Fmr. USC student president recovering after being robbed, shot

(Source: Walt Roberts)
(Source: Walt Roberts)
(Source: Walt Roberts)
(Source: Walt Roberts)
(Source: Walt Roberts)
(Source: Walt Roberts)

By Susan-Elizabeth Littlefield - bio | email

WASHINGTON, DC (WIS) - The family of a former University of South Carolina student body president says he is ready to be moved out of intensive care after being shot during a robbery over the weekend in Washington, DC.

Andrew Gaeckle, 24, will be moved out of the ICU to trauma care as soon as a bed is available, according to Gaeckle's father.

Steve Gaeckle said Andrew's internal bleeding has stopped, and he is able to walk around. Steve said he's hopeful Andrew will be discharged in a matter of days.

The Colorado native picked USC after searching the east coast for the right campus, and USC picked Gaeckle by making him president of the student body.

"Very inclusive, was able to be everybody's friend," said John Carroll, who worked beside Gaeckle. "Wasn't part of the cool crowd. Everybody wanted to hang out with him, and I think that goes a long way in getting elected."
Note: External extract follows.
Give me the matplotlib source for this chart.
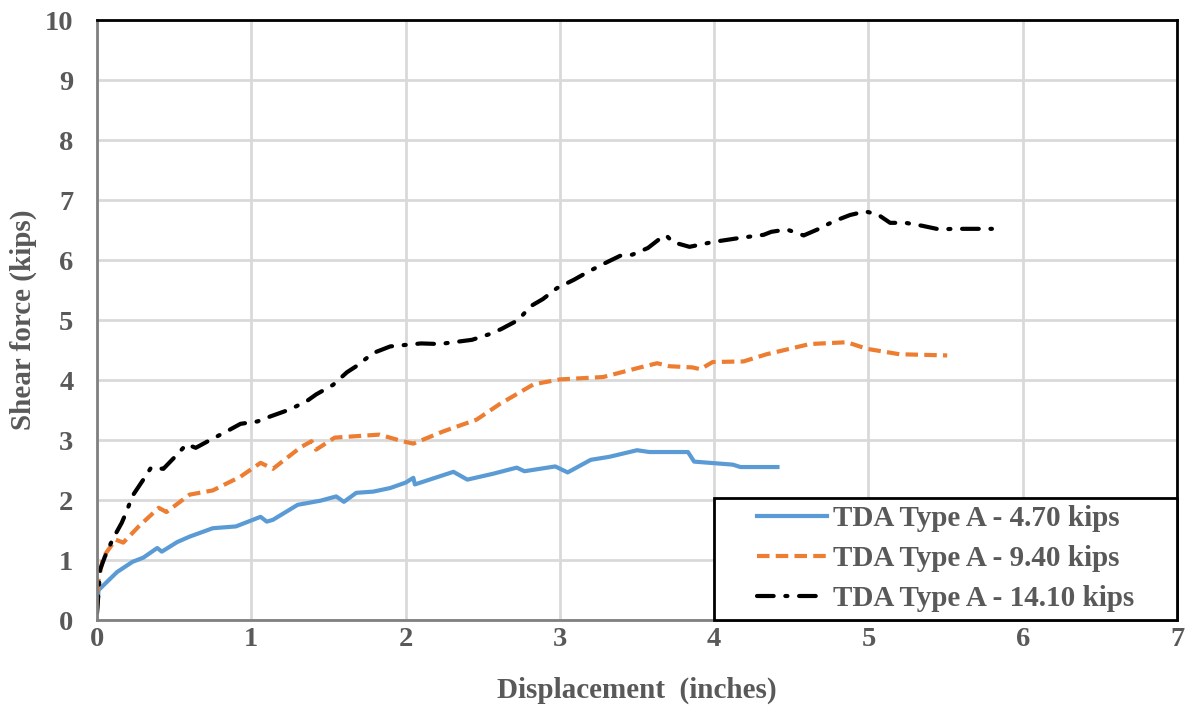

Early Saturday morning, Gaeckle's family said the consultant for a Navy defense project was shot and robbed while walking in Washington, DC. His father flew to his bedside from Colorado. "To Andrew, he said get out of here," said his father, Steve. "He takes off and starts running, ran about three steps, then guy shot him."

"The gunshot would have entered his back, went through his liver, diaphragm, and nicked his right lung," said Steve, "His right lung collapsed then."

Andrew moved to DC after college. He'd just gotten off the Metro and picked up Chinese food when it happened. His friends said the place where he was hurt is a place that Andrew loves. "Andrew Gaeckle is a student leader, was a student leader, and he's always going to be a leader his whole life," said Carroll, "That's where his country's leaders are and that was the natural place for him to go."

Just this summer, Andrew's worlds collided. His college's baseball team got recognized at the White House. A young man who is a diehard fan, he's now the one being cheered on. "We've had a tremendous support group around, and we can't say enough," said Steve.

The prognosis is good. Andrew is alert, and his dad hopes he'll be out of the hospital in less than a week.

Steve said the Metropolitan Police Department is handling the case. We have tried to contact the department and are waiting to hear back from the law enforcement officials to see if they have any leads in the case. We'll bring you more information as it becomes available.